Mais afin que ces actions en commun ne se réduisent en bavardage de la multitude, Asimov énonce qu’elles ont besoin de règles, d’arbitres et de guides. Il est possible de penser mieux à plusieurs que tout seul à la condition de s’en remettre à un processus méthodique ouvert et ferme visant à articuler la pluralité. Soit un mix d’exercices souvent déroutants mais désignés pour susciter une écoute attentive, le goût de l’idée audacieuse, un désir de jouer en équipe plutôt qu’en solo.

Un nouvel artisanat de la conversation

C’est ce que l’on pourrait appeler un nouvel artisanat de la conversation, qui compte plusieurs écoles. Parmi elles, les méthodes dites d’intelligence collective qui insistent sur la rencontre, l’échange, le brassage des points de vue. On peut citer le Forum Ouvert, le World Café, le Creative Problem Solving.

Entrons un peu dans le détail. Quels sont les ressorts d’une session de « cogitation » bien menée?

Cela commence par un art d’accueillir. Un groupe se forme rarement de façon spontanée, il faut que, d’une manière ou d’une autre, il se constitue. S’assoir en cercle après avoir poussé les tables est un bon début, même si cela stresse un peu tout le monde.

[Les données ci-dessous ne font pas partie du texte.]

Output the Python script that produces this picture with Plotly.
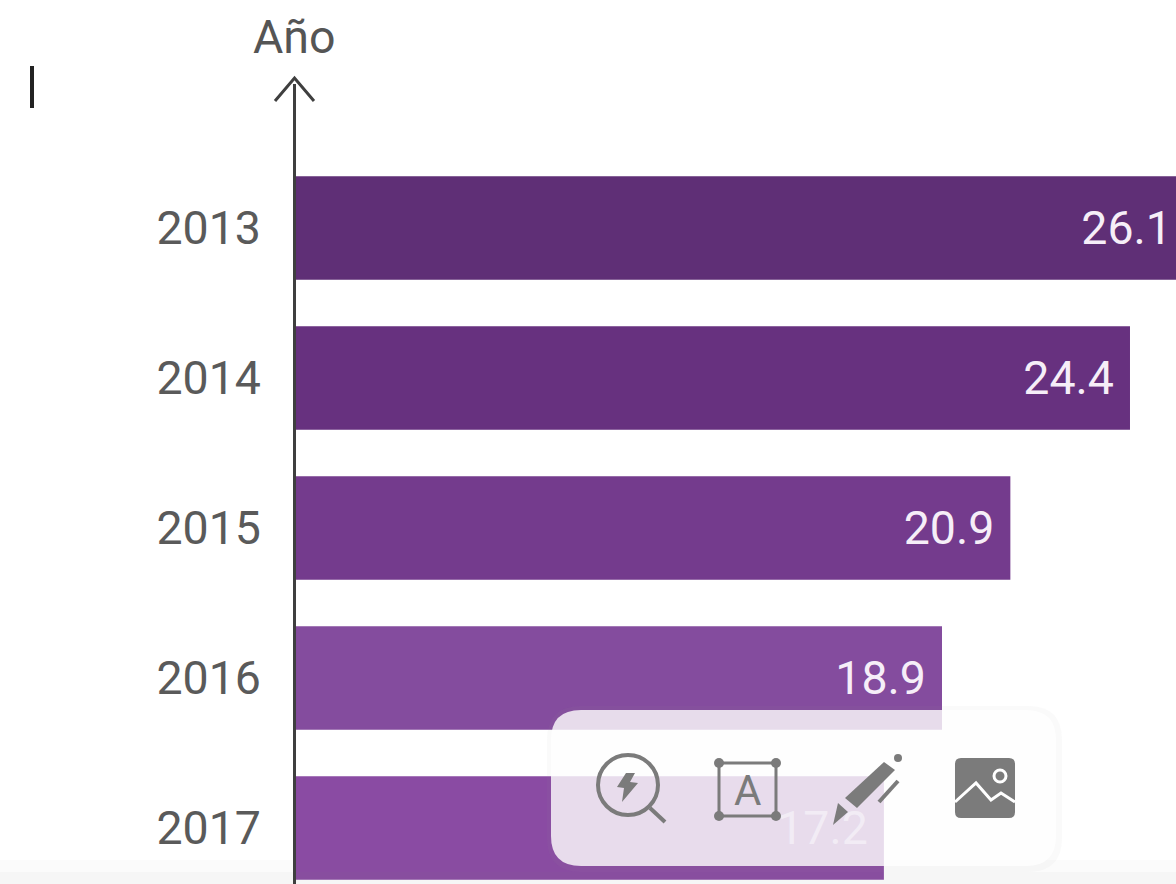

En guise de première connexion, les participants sont souvent invités à se présenter par leur prénom en répondant à une question légèrement personnelle – « dans quel état d’esprit vous trouvez-vous ? » – qui sonne comme une invitation à se rendre disponible.

En matière de créativité, les praticiens insistent sur le nécessaire engagement du corps des émotions et de l’imaginaire. On pourra demander ainsi de se présenter par un geste improviser ou de faire un « exercice de chauffe » consistant à imaginer un objet posé devant soi et à le décrire à l’assemblée.

Pour Guy Aznar, le pionner du Creative Problem Solving en France, un créatif c’est quelqu’un qui est obsédé par sa question, et tout l’enjeu de ces exercices de chauffe c’est que progressivement le groupe lui-même soit obsédé par le désir de trouver une solution au problème posé.

Côté intelligence collective, c’est sur la question posée que l’on se concentre. La question qui permettra au dialogue de se déployer de la façon la plus riche. Il arrive de travailler plusieurs jours avant de trouver la bonne question.

C’est ensuite une question de rythme : une bonne conversation a, après tout, un début, un milieu, une fin.

Dans le jargon d’entreprise cela donne enchaînement des phases de divergence, d’exploration, de convergence.

  • Divergence : les idées fusent dans tous les sens.
  • Exploration : on prend le temps d’approfondir, d’évaluer, d’enrichir les intuitions les plus prometteuses.
  • Convergence, c’est le moment de la redescente, lorsqu’on cherche à formuler de manière applicable, concrète, viable ce qu’on a pu imaginer.

Et chaque étape suit un protocole, une technique, un exercice particulier.

Le rôle des guides est décisif et délicat

Dans ces batteries de règles du jeu sophistiquées et qui de fait orientent le champ de la réflexion, le rôle des guides est décisif et délicat.

« Quand on anime, on intervient sur la forme, en s’assurant que tout le monde s’exprime, que l’enjeu est toujours au centre de la conversation, que les principes de l’exercice sont respectés, mais sans jamais se prononcer sur le fond » explique Nancy Bragard, membre de Art of Hosting, dédié à la mise en pratique des principes d’intelligence collective. Si l’on joue selon ces règles il finit toujours par se passer quelque chose.

Il s’agit moins de prédire à la façon de l’expert, que de préparer, à la façon d’un coach sportif. Et sans doute, ces nouveaux promoteurs de la conversation répondent aux exigences d’une époque qui, privée de fondations stables, de certitudes et de buts assignés en appelle au mouvement, à la nuance et aux moyens partagés.

Penser à plusieurs ? Ce n’est pas tant viser la nouvelle idée que de se focaliser sur la qualité de la conversation. Et alors parfois, la parole neuve surgit d’elle-même.